Marie Skłodowska-Curie Fellow (2019-21)
Matteo Favaretto holds a Laurea in Classics from the University of Padua, a Ph.D. in Italian literature from the Ca' Foscari University of Venice, and a Ph.D. in Italian literature from Royal Holloway, University of London. At Notre Dame, he will be working on a project entitled "Repertorio dei prosimetri in volgare dalle Origini al 1500," funded by a Marie Skłodowska-Curie Global Fellowship. After two years at Notre Dame, Dr. Favaretto will spend a year at Ca' Foscari completing the project.
Past Visiting Ph.D. Students
Catherine Bloomer (Fall 2020)
Catherine Bloomer is a Ph.D. candidate in the Department of Italian and the Institute for Comparative Literature and Society at Columbia University, where she obtained her M.A. and M.Phil. in Italian literature. She holds an M.F.A. in fiction from The New School and a B.A. in Italian and English literature with a concentration in Creative Writing from Barnard College. As a Research Visitor at the University of Notre Dame, she will focus on her dissertation that treats disability in Dante’s works and times.
Luca Naponiello (Fall 2020)
Luca Naponiello is a Ph.D. candidate in the Department of Italian and the Institute for Comparative Literature and Society at Columbia University. His research interests include 20th-century literature with a particular focus on folktales, ecocriticism, and narratology.
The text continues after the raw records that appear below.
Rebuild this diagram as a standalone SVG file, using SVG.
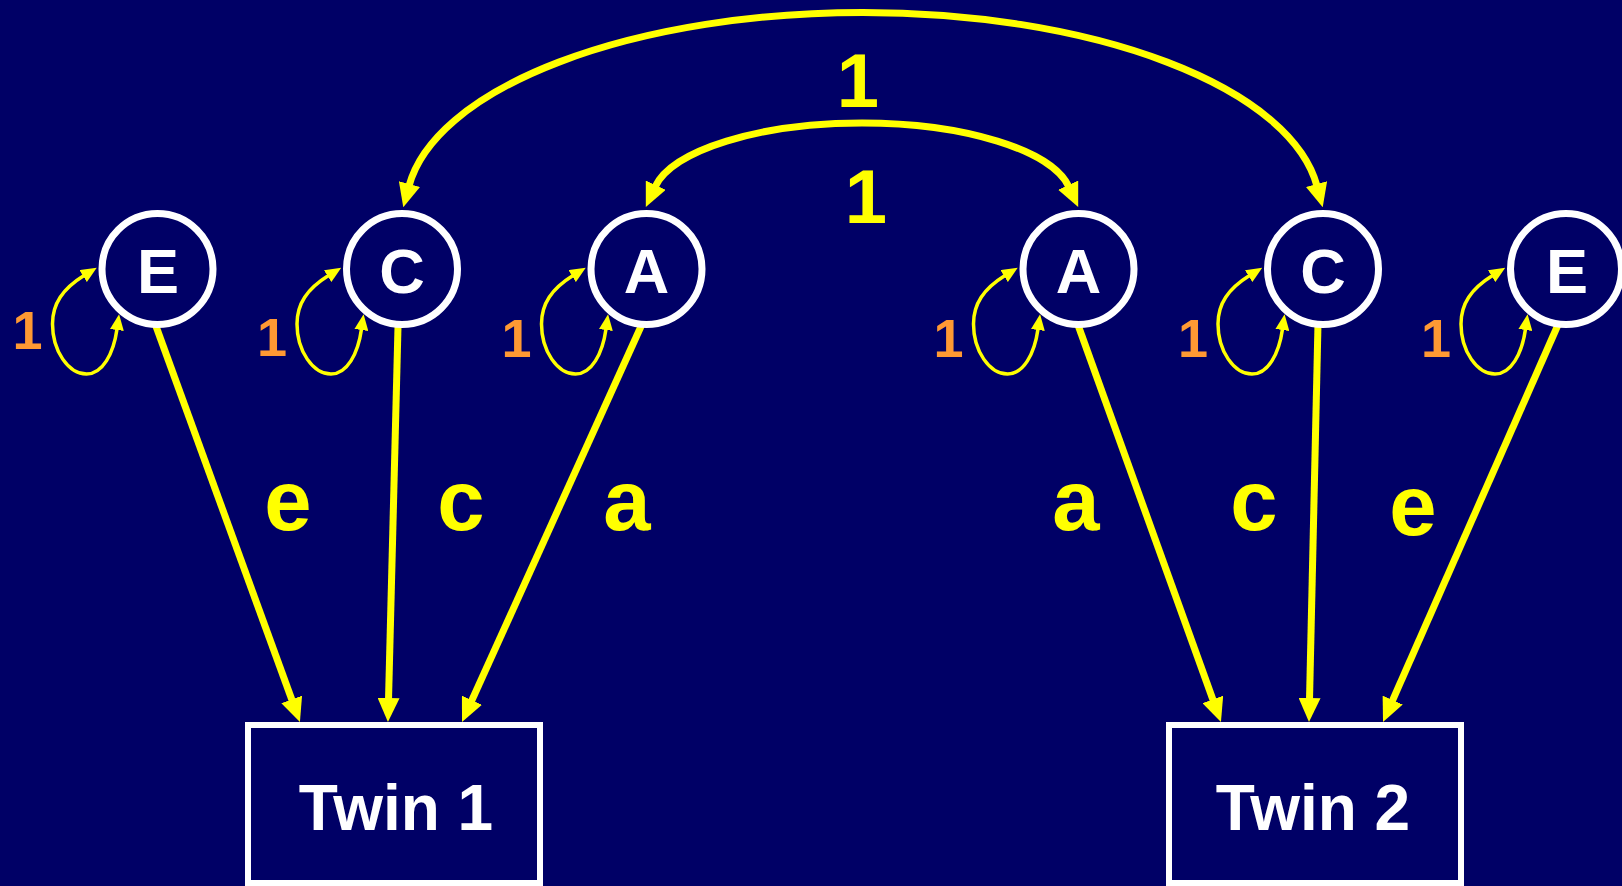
<svg xmlns="http://www.w3.org/2000/svg" width="1622" height="886" viewBox="0 0 1622 886">
<style>
.bg{fill:#000066}
.thick{fill:none;stroke:#ffff00;stroke-width:7}
.thin{fill:none;stroke:#ffff00;stroke-width:3.5}
.node circle{fill:#000066;stroke:#ffffff;stroke-width:7}
.node text{font-family:"Liberation Sans",Arial,sans-serif;font-weight:bold;font-size:63px;fill:#ffffff;text-anchor:middle}
.box rect{fill:#000066;stroke:#ffffff;stroke-width:6}
.box text{font-family:"Liberation Sans",Arial,sans-serif;font-weight:bold;font-size:64px;fill:#ffffff;text-anchor:middle}
.lbl{font-family:"Liberation Sans",Arial,sans-serif;font-weight:bold;font-size:85px;fill:#ffff00;text-anchor:middle}
.one{font-family:"Liberation Sans",Arial,sans-serif;font-weight:bold;font-size:76px;fill:#ffff00;text-anchor:middle}
.var{font-family:"Liberation Sans",Arial,sans-serif;font-weight:bold;font-size:54px;fill:#ff9933;text-anchor:middle}
</style>
<defs>
<marker id="ab" markerUnits="userSpaceOnUse" markerWidth="24" markerHeight="22" viewBox="0 0 24 22" refX="2" refY="11" orient="auto-start-reverse"><path d="M0,0 L24,11 L0,22 z" fill="#ffff00"/></marker>
<marker id="as" markerUnits="userSpaceOnUse" markerWidth="16" markerHeight="14" viewBox="0 0 16 14" refX="1" refY="7" orient="auto-start-reverse"><path d="M0,0 L16,7 L0,14 z" fill="#ffff00"/></marker>
</defs>
<rect class="bg" x="0" y="0" width="1622" height="886"/>
<g id="connectors">
<path class="thick" d="M409,186 A457,196 0 0 1 1317,186" marker-start="url(#ab)" marker-end="url(#ab)"/>
<path class="thick" d="M655,187 C672,150 760,123 862,123 C964,123 1052,150 1069,187" marker-start="url(#ab)" marker-end="url(#ab)"/>
<path class="thick" d="M153,318 L292.4,701.3" marker-end="url(#ab)"/>
<path class="thick" d="M398.3,315 L388.5,700" marker-end="url(#ab)"/>
<path class="thick" d="M643,322 L471.1,702" marker-end="url(#ab)"/>
<path class="thick" d="M1075.5,318 L1213.5,701.3" marker-end="url(#ab)"/>
<path class="thick" d="M1318.2,315 L1309.5,700" marker-end="url(#ab)"/>
<path class="thick" d="M1561,318 L1391.9,701.9" marker-end="url(#ab)"/>
<g class="loops">
<path class="thin" transform="translate(157.5,269)" d="M-73.5,6.6 C-95,20 -105,35 -105,55 C-105,82 -89,105 -71,105 C-55,105 -44,85 -40.5,60" marker-start="url(#as)" marker-end="url(#as)"/>
<path class="thin" transform="translate(402,269)" d="M-73.5,6.6 C-95,20 -105,35 -105,55 C-105,82 -89,105 -71,105 C-55,105 -44,85 -40.5,60" marker-start="url(#as)" marker-end="url(#as)"/>
<path class="thin" transform="translate(646.5,269)" d="M-73.5,6.6 C-95,20 -105,35 -105,55 C-105,82 -89,105 -71,105 C-55,105 -44,85 -40.5,60" marker-start="url(#as)" marker-end="url(#as)"/>
<path class="thin" transform="translate(1078.5,269)" d="M-73.5,6.6 C-95,20 -105,35 -105,55 C-105,82 -89,105 -71,105 C-55,105 -44,85 -40.5,60" marker-start="url(#as)" marker-end="url(#as)"/>
<path class="thin" transform="translate(1323,269)" d="M-73.5,6.6 C-95,20 -105,35 -105,55 C-105,82 -89,105 -71,105 C-55,105 -44,85 -40.5,60" marker-start="url(#as)" marker-end="url(#as)"/>
<path class="thin" transform="translate(1566,269)" d="M-73.5,6.6 C-95,20 -105,35 -105,55 C-105,82 -89,105 -71,105 C-55,105 -44,85 -40.5,60" marker-start="url(#as)" marker-end="url(#as)"/>
</g>
<text class="one" x="858" y="107">1</text>
<text class="one" x="866" y="223">1</text>
<text class="lbl" x="288" y="530">e</text>
<text class="lbl" x="461" y="530">c</text>
<text class="lbl" x="627" y="530">a</text>
<text class="lbl" x="1076" y="530">a</text>
<text class="lbl" x="1254" y="530">c</text>
<text class="lbl" x="1413" y="535">e</text>
<text class="var" x="27.5" y="349">1</text>
<text class="var" x="272" y="356">1</text>
<text class="var" x="516.5" y="357">1</text>
<text class="var" x="948.5" y="357">1</text>
<text class="var" x="1193" y="357">1</text>
<text class="var" x="1436" y="357">1</text>
</g>
<g id="E1" class="node"><circle cx="157.5" cy="269" r="55.5"/><text x="158" y="293">E</text></g>
<g id="C1" class="node"><circle cx="402" cy="269" r="55.5"/><text x="402" y="293">C</text></g>
<g id="A1" class="node"><circle cx="646.5" cy="269" r="55.5"/><text x="646.5" y="293">A</text></g>
<g id="A2" class="node"><circle cx="1078.5" cy="269" r="55.5"/><text x="1078.5" y="293">A</text></g>
<g id="C2" class="node"><circle cx="1323" cy="269" r="55.5"/><text x="1323" y="293">C</text></g>
<g id="E2" class="node"><circle cx="1566" cy="269" r="55.5"/><text x="1567" y="293">E</text></g>
<g id="Twin1" class="box"><rect x="248" y="725" width="292" height="158"/><text x="396" y="830">Twin 1</text></g>
<g id="Twin2" class="box"><rect x="1169" y="725" width="292" height="158"/><text x="1313" y="830">Twin 2</text></g>
</svg>
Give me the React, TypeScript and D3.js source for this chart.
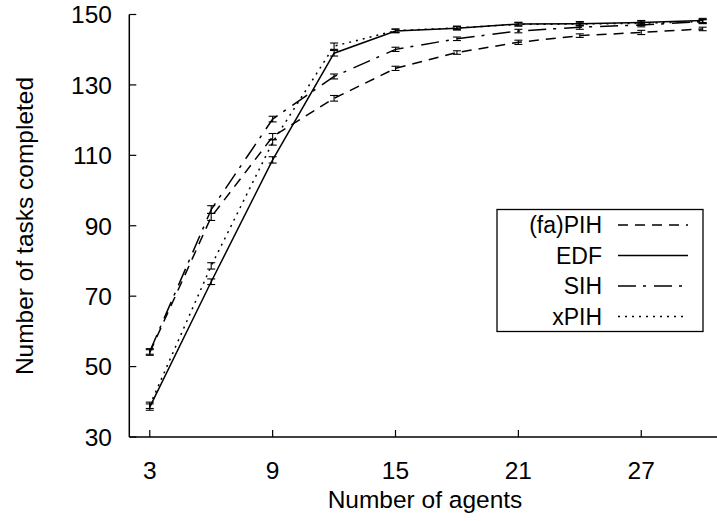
import React from "react";
import * as d3 from "d3";

const agents = [3, 6, 9, 12, 15, 18, 21, 24, 27, 30];
const faPIH = [54.0, 92.5, 115.3, 126.2, 134.7, 139.2, 142.1, 144.0, 144.9, 145.9];
const EDF = [38.5, 74.1, 108.7, 139.0, 145.3, 146.1, 147.3, 147.4, 147.7, 148.3];
const SIH = [54.3, 94.6, 120.3, 132.4, 140.1, 143.1, 145.3, 146.4, 147.0, 148.0];
const xPIH = [39.0, 78.6, 113.7, 141.0, 145.4, 146.2, 147.2, 147.3, 147.5, 148.0];
const faPIHErr = [0.8, 1.0, 0.9, 0.8, 0.6, 0.5, 0.6, 0.5, 0.6, 0.5];
const EDFErr = [0.9, 0.8, 0.9, 0.8, 0.5, 0.5, 0.5, 0.6, 0.6, 0.6];
const SIHErr = [0.8, 1.1, 0.8, 0.7, 0.6, 0.5, 0.5, 0.6, 0.5, 0.5];
const xPIHErr = [0.9, 0.9, 0.8, 0.9, 0.5, 0.5, 0.5, 0.5, 0.6, 0.6];
const seriesNames = ["(fa)PIH", "EDF", "SIH", "xPIH"];
const xTicks = [3, 9, 15, 21, 27];
const yTicks = [30, 50, 70, 90, 110, 130, 150];
const xLabel = "Number of agents";
const yLabel = "Number of tasks completed";

const dashes = ["10,7", "", "18,7,3,8", "2,5"];

export default function App() {
  const W = 717, H = 521;
  const x = d3.scaleLinear().domain([2, 30.7]).range([129.3, 717]);
  const y = d3.scaleLinear().domain([30, 150]).range([437, 14.5]);
  const values = [faPIH, EDF, SIH, xPIH];
  const errs = [faPIHErr, EDFErr, SIHErr, xPIHErr];
  const line = d3
    .line<number>()
    .x((_, i) => x(agents[i]))
    .y((d) => y(d));
  const font = "'Liberation Sans', Arial, Helvetica, sans-serif";
  const fs = 24.5;
  const lfs = 23;
  return (
    <svg
      width={W}
      height={H}
      style={{ position: "absolute", left: 0, top: 0, background: "#fff" }}
      fontFamily={font}
    >
      <rect width={W} height={H} fill="#fff" />
      {/* axes */}
      <line x1={x(2)} x2={x(2)} y1={y(30)} y2={y(150)} stroke="#000" strokeWidth={1.5} />
      <line x1={x(2)} x2={W} y1={y(30)} y2={y(30)} stroke="#000" strokeWidth={1.5} />
      {yTicks.map((t) => (
        <g key={"y" + t}>
          <line x1={x(2)} x2={x(2) + 7} y1={y(t)} y2={y(t)} stroke="#000" strokeWidth={1.2} />
          <text x={112} y={y(t)} dy="0.36em" textAnchor="end" fontSize={fs}>
            {t}
          </text>
        </g>
      ))}
      {xTicks.map((t) => (
        <g key={"x" + t}>
          <line x1={x(t)} x2={x(t)} y1={y(30)} y2={y(30) - 7} stroke="#000" strokeWidth={1.2} />
          <text x={x(t)} y={470} dy="0.36em" textAnchor="middle" fontSize={fs}>
            {t}
          </text>
        </g>
      ))}
      <text x={425} y={499} dy="0.36em" textAnchor="middle" fontSize={fs}>
        {xLabel}
      </text>
      <text
        transform={`translate(24,226) rotate(-90)`}
        dy="0.36em"
        textAnchor="middle"
        fontSize={fs}
      >
        {yLabel}
      </text>
      {/* series */}
      {values.map((vals, si) => (
        <g key={"s" + si}>
          <path
            d={line(vals) || ""}
            fill="none"
            stroke="#000"
            strokeWidth={1.5}
            strokeDasharray={dashes[si] || undefined}
          />
          {vals.map((v, i) => {
            const e = errs[si][i];
            const cx = x(agents[i]);
            return (
              <g key={i} stroke="#000" strokeWidth={1.1}>
                <line x1={cx} x2={cx} y1={y(v - e)} y2={y(v + e)} />
                <line x1={cx - 4} x2={cx + 4} y1={y(v - e)} y2={y(v - e)} />
                <line x1={cx - 4} x2={cx + 4} y1={y(v + e)} y2={y(v + e)} />
              </g>
            );
          })}
        </g>
      ))}
      {/* legend */}
      <rect x={497} y={209.5} width={206} height={122} fill="#fff" stroke="#000" strokeWidth={1.3} />
      {seriesNames.map((n, i) => {
        const cy = 225 + i * 30.5;
        return (
          <g key={"l" + n}>
            <text x={602} y={cy} dy="0.36em" textAnchor="end" fontSize={lfs}>
              {n}
            </text>
            <line
              x1={618}
              x2={688}
              y1={cy}
              y2={cy}
              stroke="#000"
              strokeWidth={1.5}
              strokeDasharray={dashes[i] || undefined}
            />
          </g>
        );
      })}
    </svg>
  );
}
As a Research Visitor at Notre Dame, he will work on his dissertation, in which he investigates ecological concerns in Italo Calvino’s work and the agency of natural elements in his Fiabe italiane. He studied Modern Philology at the Alma Mater Studiorum - University of Bologna, the oldest continually operating university in the world. During his undergraduate career, he spent an academic year at the University of Warwick as an Erasmus fellow. Before moving to the United States, he taught Latin and Italian in several high schools in the Bologna area. He is currently the rapporteur for the Columbia University Seminar in Modern Italian Studies.